Start of PROVIDED MATERIAL

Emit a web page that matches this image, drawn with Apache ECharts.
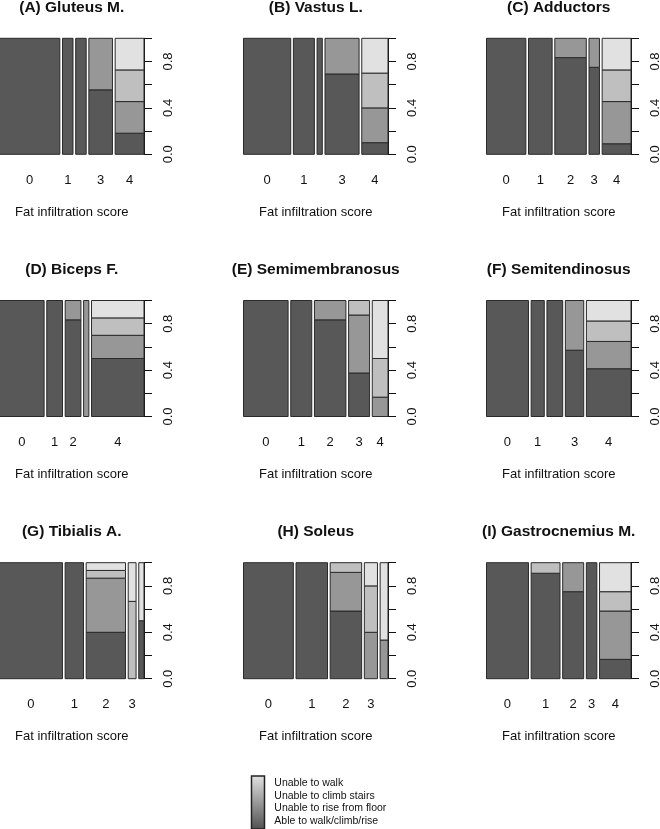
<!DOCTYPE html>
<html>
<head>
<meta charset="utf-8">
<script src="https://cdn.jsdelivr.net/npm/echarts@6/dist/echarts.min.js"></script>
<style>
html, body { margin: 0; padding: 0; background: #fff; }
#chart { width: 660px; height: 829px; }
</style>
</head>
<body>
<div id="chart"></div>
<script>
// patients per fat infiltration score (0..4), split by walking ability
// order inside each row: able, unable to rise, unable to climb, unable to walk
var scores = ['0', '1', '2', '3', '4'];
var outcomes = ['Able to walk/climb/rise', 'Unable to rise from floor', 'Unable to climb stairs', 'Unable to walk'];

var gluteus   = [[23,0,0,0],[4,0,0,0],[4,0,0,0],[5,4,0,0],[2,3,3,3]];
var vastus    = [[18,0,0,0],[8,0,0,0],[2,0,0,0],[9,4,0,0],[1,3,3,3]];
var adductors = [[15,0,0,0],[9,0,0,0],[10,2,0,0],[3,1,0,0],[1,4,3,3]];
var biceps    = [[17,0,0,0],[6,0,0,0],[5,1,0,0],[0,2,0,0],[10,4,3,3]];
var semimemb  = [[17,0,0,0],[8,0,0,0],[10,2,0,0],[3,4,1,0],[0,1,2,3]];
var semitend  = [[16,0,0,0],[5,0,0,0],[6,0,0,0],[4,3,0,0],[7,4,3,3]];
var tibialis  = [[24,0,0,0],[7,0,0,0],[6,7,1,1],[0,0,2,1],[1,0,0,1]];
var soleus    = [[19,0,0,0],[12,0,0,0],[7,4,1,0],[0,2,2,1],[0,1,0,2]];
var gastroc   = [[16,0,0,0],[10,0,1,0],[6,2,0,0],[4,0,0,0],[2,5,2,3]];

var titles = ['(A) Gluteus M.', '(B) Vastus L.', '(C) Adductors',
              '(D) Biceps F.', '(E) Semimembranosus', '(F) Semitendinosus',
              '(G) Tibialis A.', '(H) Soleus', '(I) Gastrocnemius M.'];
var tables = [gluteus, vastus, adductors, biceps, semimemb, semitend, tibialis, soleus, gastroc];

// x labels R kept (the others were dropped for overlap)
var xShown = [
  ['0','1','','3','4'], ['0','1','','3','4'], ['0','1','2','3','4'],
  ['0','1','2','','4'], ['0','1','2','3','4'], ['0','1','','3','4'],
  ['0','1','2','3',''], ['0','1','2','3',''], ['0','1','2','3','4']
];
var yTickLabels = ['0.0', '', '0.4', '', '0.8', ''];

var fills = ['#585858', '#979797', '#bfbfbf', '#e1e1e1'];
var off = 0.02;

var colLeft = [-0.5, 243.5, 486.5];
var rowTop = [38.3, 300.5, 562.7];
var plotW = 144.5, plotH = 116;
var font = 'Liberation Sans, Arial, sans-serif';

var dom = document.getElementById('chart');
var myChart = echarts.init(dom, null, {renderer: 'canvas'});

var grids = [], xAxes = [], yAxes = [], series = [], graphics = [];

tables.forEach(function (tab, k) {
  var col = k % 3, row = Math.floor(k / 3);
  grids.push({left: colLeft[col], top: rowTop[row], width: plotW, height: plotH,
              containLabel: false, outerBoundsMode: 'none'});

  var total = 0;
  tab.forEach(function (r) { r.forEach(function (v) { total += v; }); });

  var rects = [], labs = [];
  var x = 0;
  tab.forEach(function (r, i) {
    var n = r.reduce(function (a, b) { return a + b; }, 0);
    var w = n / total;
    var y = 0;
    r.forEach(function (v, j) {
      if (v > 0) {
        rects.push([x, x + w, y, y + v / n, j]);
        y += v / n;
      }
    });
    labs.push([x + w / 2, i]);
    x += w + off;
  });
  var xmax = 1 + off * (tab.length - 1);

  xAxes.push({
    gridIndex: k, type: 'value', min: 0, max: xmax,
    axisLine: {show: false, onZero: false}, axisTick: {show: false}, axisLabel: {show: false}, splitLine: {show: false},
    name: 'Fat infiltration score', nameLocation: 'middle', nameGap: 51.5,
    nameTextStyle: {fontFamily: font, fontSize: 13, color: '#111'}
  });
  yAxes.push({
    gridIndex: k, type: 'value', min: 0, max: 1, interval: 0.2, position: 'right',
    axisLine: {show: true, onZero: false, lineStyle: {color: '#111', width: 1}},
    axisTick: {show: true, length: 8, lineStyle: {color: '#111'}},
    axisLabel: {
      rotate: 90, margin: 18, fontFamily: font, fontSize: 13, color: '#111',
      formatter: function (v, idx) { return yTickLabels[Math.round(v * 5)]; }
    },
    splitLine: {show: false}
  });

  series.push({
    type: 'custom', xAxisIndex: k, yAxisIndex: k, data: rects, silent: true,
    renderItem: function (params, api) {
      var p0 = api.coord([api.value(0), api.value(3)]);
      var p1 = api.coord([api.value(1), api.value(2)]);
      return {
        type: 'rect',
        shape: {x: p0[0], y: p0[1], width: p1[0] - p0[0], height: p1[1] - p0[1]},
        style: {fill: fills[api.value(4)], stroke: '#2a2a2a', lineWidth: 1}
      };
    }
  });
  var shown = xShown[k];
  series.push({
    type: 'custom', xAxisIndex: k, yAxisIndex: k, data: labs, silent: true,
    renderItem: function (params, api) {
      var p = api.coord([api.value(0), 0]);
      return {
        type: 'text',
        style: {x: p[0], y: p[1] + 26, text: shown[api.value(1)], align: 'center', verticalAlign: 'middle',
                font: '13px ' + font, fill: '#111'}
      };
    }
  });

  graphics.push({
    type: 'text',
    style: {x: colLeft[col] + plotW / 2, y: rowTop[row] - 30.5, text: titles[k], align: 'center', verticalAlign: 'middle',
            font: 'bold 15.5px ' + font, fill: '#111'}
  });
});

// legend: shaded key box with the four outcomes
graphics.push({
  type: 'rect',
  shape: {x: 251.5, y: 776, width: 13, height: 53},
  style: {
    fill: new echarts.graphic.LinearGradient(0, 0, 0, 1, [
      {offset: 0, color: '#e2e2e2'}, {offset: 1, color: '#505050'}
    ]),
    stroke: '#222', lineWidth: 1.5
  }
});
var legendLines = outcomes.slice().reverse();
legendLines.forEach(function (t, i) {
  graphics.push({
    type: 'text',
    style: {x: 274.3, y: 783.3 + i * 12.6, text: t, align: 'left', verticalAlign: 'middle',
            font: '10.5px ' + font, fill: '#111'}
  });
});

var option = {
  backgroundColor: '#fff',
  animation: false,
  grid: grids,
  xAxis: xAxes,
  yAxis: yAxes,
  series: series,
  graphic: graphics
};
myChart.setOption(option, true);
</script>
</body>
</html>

End of PROVIDED MATERIAL
Start of PROVIDED MATERIAL

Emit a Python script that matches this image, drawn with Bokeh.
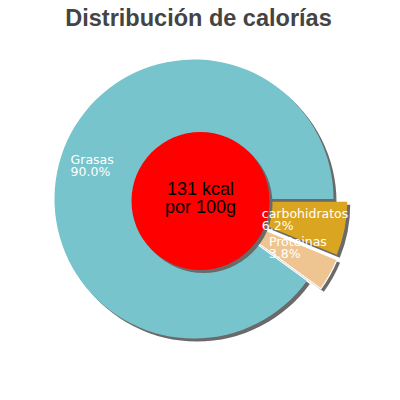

End of PROVIDED MATERIAL
Start of PROVIDED MATERIAL

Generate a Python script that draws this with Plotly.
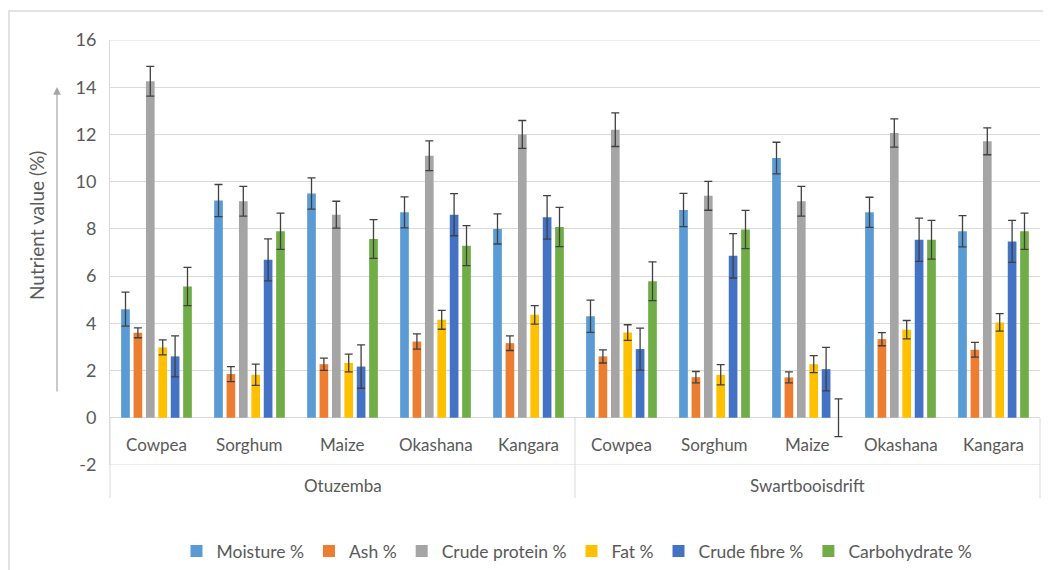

End of PROVIDED MATERIAL

Scan the records above, count the lines with "this" in them, and give only the number.

• _THE COMPLETED TASK_:
3